Kondisi yang tercipta menjadi sebuah “balada Pilkada dukungan semu” baik itu dukungan aspiratif secara tertulis maupun tidak tertulis, baik dari lembaga resmi (non government) maupun tidak resmi menjadi bagian permainan dan pemain dalam Pilkada langsung, sehingga dukungan semu pra hari (H) belum menjamin sebuah kemenangan, dan belum mencerminkan sebuah kekuatan menuju hari (H), bahkan dukungan basis secara tradisional juga belum bisa dijadikan jaminan yang kongkrit.

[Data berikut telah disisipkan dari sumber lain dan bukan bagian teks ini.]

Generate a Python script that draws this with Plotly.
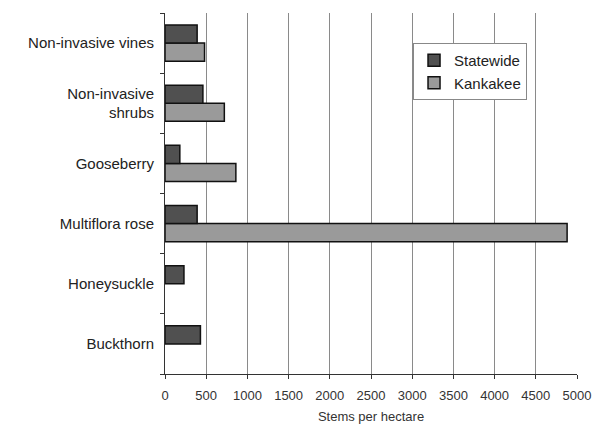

Proses Pilkada langsung selama era reformasi telah menciptakan pembelajararn politik buruk di tingkat elite dan akar rumput, yang berindikasi kepada ketidak pedulian pada kelayakan seorang pimpinan daerah apakah Gubernur atau Bupati/walikota, namun lebih mengutamakan kepentingan sesaat yaitu berapa nilai rupiah atas suara yang diberikan, itupun terjadi kompetisi diantara pemilih.

Fakta tersebut sebuah cerminan kegagalan demokrasi dan kegagalan pembangunan ekonomi, karena diperkirakan cukup banyak pemilih berpikir suara mereka dinilai dengan setitik rupiah untuk setitik harapan dalam satu hari.

Jadi apa yang menjadi tujuan demokrasi sebagai system untuk mewujudkan tatanan berbangsa dan bernegara yang diimplementasikan dalam penyelengaraan Negara dari eksekutif, legeslatif dan yudikatif bekerja dan berbuat untuk Negara dalam hal ini “Pemilik Negara” yaitu Rakyat, karena kedaulan rakayat, dengan indicator keberhasilan adalah pada tatanan ekonomi yang mapan di tingkat masyarakat sebagaimana yang diimpikan oleh Pembukaan UUD 1945 yaitu alinea terakhir “…….serta dengan mewujudkan suatu Keadilan sosial bagi seluruh rakyat Indonesia, tidak tercapai, karena hasil demokrasi yang benar terciptanya dan terwujudnya keadilan social bagi seluruh rakyart Indonesia, tidak tercapai karena demokrasi yang belum benar, melahirkan sebuah proses Pilkada dengan dukungan semu, yang membawa implikasi pada besarnya cost politik di partai Politik dan money politik, melahirkan sebuah kepemimpinan yang berkerja berdasarkan Investasi Politik dalam bentuk financial (money dan cost politik) maupun non financial yang kemungkinan akan dikonversikan dalam financial, lalu bagaimana Pembangunan bangsa ini sebagaimana diperintahkan oleh UUD 1945, wait and see

Jika amati, antara demokrasi dan kesejahteraan rakyat, terkesan seperti telur dengan ayam, demokrasi bertujuan mewjudkan kesejahteraan rakyat, kesejahteraan rakyat sangat sulit terwujud dengan pola dan sistim demokrasi yang menciptakan demokrasi sebagaimana yang terjadi saat ini dimana seluruh kekuatan financial Negara dan bakal calon dan calon dikeluarkan sebagai investasi politik untuk mendukung proses Pilkada langsung saat ini, namun tidak menghasilkan apa yang diamanatkan dalam demokrasi sebagai alat untuk mewjudkan kesejahteraan social.